Wednesday Bubble: Why?

Posted by on Nov 19, 2008 in sexual desire, sexual health | 3 comments

Would you prefer to have a better sex drive and a beard? Or the opposite?

Can’t decide?

About a week and a half ago, news hit the headlines about a new FDA-approved testosterone patch for women to restore declining libidos. The patch, called Intrinsa, was tested in a study of 841postmenopausal not currently on hormone replacement therapy who received either one of two doses of the patch or a dummy placebo patch over 52 weeks. The patch’s effectiveness (namely, restoring sexual satisfaction) was measured up to week 24, or for roughly half the study.

The results, which were published in the esteemed New England Journal of Medicine, showed that compared to a dummy patch, using Intrinsa was associated with significant increases in sexual desire and a decline in sexual distress. Overall, the higher dose patch led to modest improvements in sexual function.

In other words, wearing a patch was significantly better than using nothing at all but not life-shattering in terms of improving sexual function.

The caveat? Unwanted hair growth, which occurred in about a third of women using the higher dose patch and in about 23% of women using the lower dose.

Results of this study undoubtedly leave hope for women in menopause experiencing declines in sexual function. In fact, I’ve written previously about the positive effects of taking testosterone to improve sexual desire. However, I’ve also found some evidence that testosterone increases the risk of metabolic syndrome and heart disease in women.

The other rub? You have to use the patch all the time, which means that you are subjecting yourself to testosterone and negative side effects, such as hair growth,  24/7. Researchers don’t have any answers about the safety of long-term use.

Fortunately, there are some very positive steps you can take to improve menopausal declines in sexual desire and function, which Dr.
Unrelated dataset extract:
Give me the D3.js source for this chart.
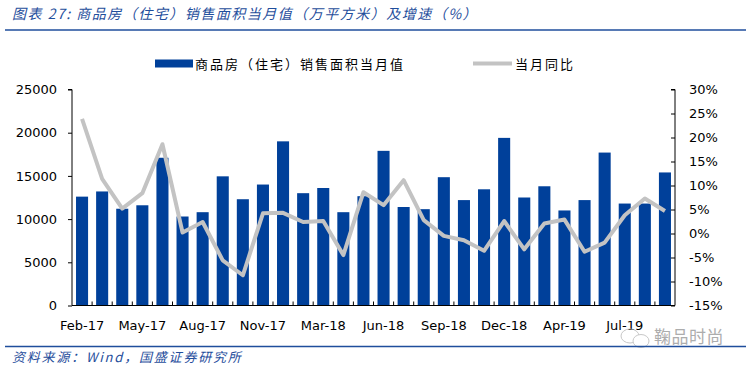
<!DOCTYPE html>
<html><head><meta charset="utf-8">
<script src="https://cdn.jsdelivr.net/npm/d3@7"></script>
<style>
body{margin:0;background:#fff;}
svg{display:block;}
</style></head>
<body><svg id="c" width="751" height="368"></svg>
<script>
const categories = ["Feb-17","Mar-17","Apr-17","May-17","Jun-17","Jul-17","Aug-17","Sep-17","Oct-17","Nov-17","Dec-17",
"Feb-18","Mar-18","Apr-18","May-18","Jun-18","Jul-18","Aug-18","Sep-18","Oct-18","Nov-18","Dec-18",
"Feb-19","Mar-19","Apr-19","May-19","Jun-19","Jul-19","Aug-19","Sep-19"];
const salesArea = [12600,13200,11200,11600,17100,10300,10800,14950,12300,14000,19000,
13000,13600,10800,12650,17900,11400,11150,14850,12200,13450,19400,
12500,13800,11000,12200,17700,11800,11800,15400];
const yoyGrowth = [23.9,11.4,5.2,8.4,18.6,0.2,2.4,-5.6,-8.7,4.2,4.3,
2.4,2.6,-4.5,8.6,5.9,11.1,2.8,-0.5,-1.4,-3.6,2.6,
-3.3,2.1,2.9,-3.8,-1.9,3.8,7.3,4.7];
const xTickLabels = ["Feb-17","May-17","Aug-17","Nov-17","Mar-18","Jun-18","Sep-18","Dec-18","Apr-19","Jul-19"];
const leftTicks = [0,5000,10000,15000,20000,25000];
const rightTicks = [-15,-10,-5,0,5,10,15,20,25,30];
const titleText = "图表 27: 商品房（住宅）销售面积当月值（万平方米）及增速（%）";
const legendBar = "商品房（住宅）销售面积当月值";
const legendLine = "当月同比";
const sourceText = "资料来源：Wind，国盛证券研究所";
const watermark = "鞠品时尚";

const svg = d3.select("#c");
const blue = "#00409A", gray = "#C3C3C3", titleBlue = "#1F4E9C";
const L = 72, R = 675, T = 89.5, B = 305.5;
const cjk = "'Noto Sans CJK SC', sans-serif";
const lat = "'DejaVu Sans', Verdana, sans-serif";

const x = d3.scaleBand().domain(categories).range([L, R]).paddingInner(0.4).paddingOuter(0.2);
const yL = d3.scaleLinear().domain([0,25000]).range([B, T]);
const yR = d3.scaleLinear().domain([-15,30]).range([B, T]);

// title
svg.append("text").attr("x", 12).attr("y", 19).attr("fill", titleBlue)
  .attr("font-family", cjk).attr("font-size", 14).attr("font-style","italic")
  .attr("letter-spacing", 1.5).text(titleText);
svg.append("line").attr("x1",5).attr("x2",746).attr("y1",30).attr("y2",30)
  .attr("stroke", titleBlue).attr("stroke-width",1.5);

// legend
svg.append("rect").attr("x",155).attr("y",59.5).attr("width",38).attr("height",8).attr("fill",blue);
svg.append("text").attr("x",195).attr("y",68.5).attr("font-family",cjk).attr("font-size",13)
  .attr("letter-spacing",2).attr("fill","#000").text(legendBar);
svg.append("line").attr("x1",473).attr("x2",512).attr("y1",63.5).attr("y2",63.5)
  .attr("stroke",gray).attr("stroke-width",4);
svg.append("text").attr("x",515).attr("y",68.5).attr("font-family",cjk).attr("font-size",13)
  .attr("letter-spacing",2).attr("fill","#000").text(legendLine);

// bars
svg.append("g").selectAll("rect").data(categories).join("rect")
  .attr("x", d => x(d)).attr("width", x.bandwidth())
  .attr("y", (d,i) => yL(salesArea[i])).attr("height", (d,i) => B - yL(salesArea[i]))
  .attr("fill", blue);

// left axis
const gL = svg.append("g").attr("transform",`translate(${L},0)`)
  .call(d3.axisLeft(yL).tickValues(leftTicks).tickSize(4).tickPadding(11).tickFormat(d3.format("d")));
// right axis
const gR = svg.append("g").attr("transform",`translate(${R},0)`)
  .call(d3.axisRight(yR).tickValues(rightTicks).tickSize(-4).tickPadding(14).tickFormat(d => d + "%"));
[gL,gR].forEach(g => {
  g.select(".domain").attr("stroke","#000").attr("stroke-width",1);
  g.selectAll(".tick line").attr("stroke","#000");
  g.selectAll("text").attr("font-family",lat).attr("font-size",13).attr("fill","#000");
});
gL.select(".domain").attr("d", `M-4,${T}H0V${B}`);
gR.select(".domain").attr("d", `M-4,${T}H0V${B}`);

// bottom axis line and inner ticks between categories
svg.append("line").attr("x1",L).attr("x2",R).attr("y1",B).attr("y2",B).attr("stroke","#000");
const step = x.step();
svg.append("g").selectAll("line").data(categories.slice(1)).join("line")
  .attr("x1", d => x(d) - (step - x.bandwidth())/2).attr("x2", d => x(d) - (step - x.bandwidth())/2)
  .attr("y1", B).attr("y2", B-4).attr("stroke","#000");
svg.append("g").selectAll("text").data(xTickLabels).join("text")
  .attr("x", d => x(d) + x.bandwidth()/2).attr("y", 330).attr("text-anchor","middle")
  .attr("font-family",lat).attr("font-size",13).attr("fill","#000").text(d => d);

// line
const line = d3.line().x((d,i) => x(categories[i]) + x.bandwidth()/2).y(d => yR(d));
svg.append("path").datum(yoyGrowth).attr("d", line).attr("fill","none")
  .attr("stroke",gray).attr("stroke-width",4).attr("stroke-linejoin","round");

// watermark
const wm = svg.append("g").attr("opacity",0.8);
wm.append("ellipse").attr("cx",630).attr("cy",336).attr("rx",9).attr("ry",7).attr("fill","none").attr("stroke","#bbb");
wm.append("ellipse").attr("cx",641).attr("cy",341).attr("rx",8).attr("ry",6.5).attr("fill","#fff").attr("stroke","#bbb");
wm.append("text").attr("x",654).attr("y",343).attr("font-family",cjk).attr("font-size",17)
  .attr("fill","#999").attr("letter-spacing",0.5).text(watermark);

// bottom line and source
svg.append("line").attr("x1",5).attr("x2",746).attr("y1",346.5).attr("y2",346.5)
  .attr("stroke",titleBlue).attr("stroke-width",1.5);
svg.append("text").attr("x",12).attr("y",362).attr("fill",titleBlue)
  .attr("font-family",cjk).attr("font-size",13).attr("font-style","italic")
  .attr("letter-spacing",1.8).text(sourceText);
</script></body></html>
Christine Northrup says, are often misnomers. So, I leave you with this:

Why would you risk unwanted hair growth and other yet to be defined side effects when you can solve the problem in a positive, affirming, healthy way?

More to come!


  1. 11-19-2008

    It amazes me that drugs can be pushed to the public when the researchers have no clue of the long term side effects. Look how many drugs have been pulled off the market for disastrous side effects? You’d think the FDA would adjust their procedures! But that would then take $$$ out of their pockets…….vicious circle.

  2. 11-19-2008

    i believe you would need to survey husbands on this one. another game of would you rather…

  3. 11-19-2008

    Why indeed, if there are other other ways without side effects. Would love to know.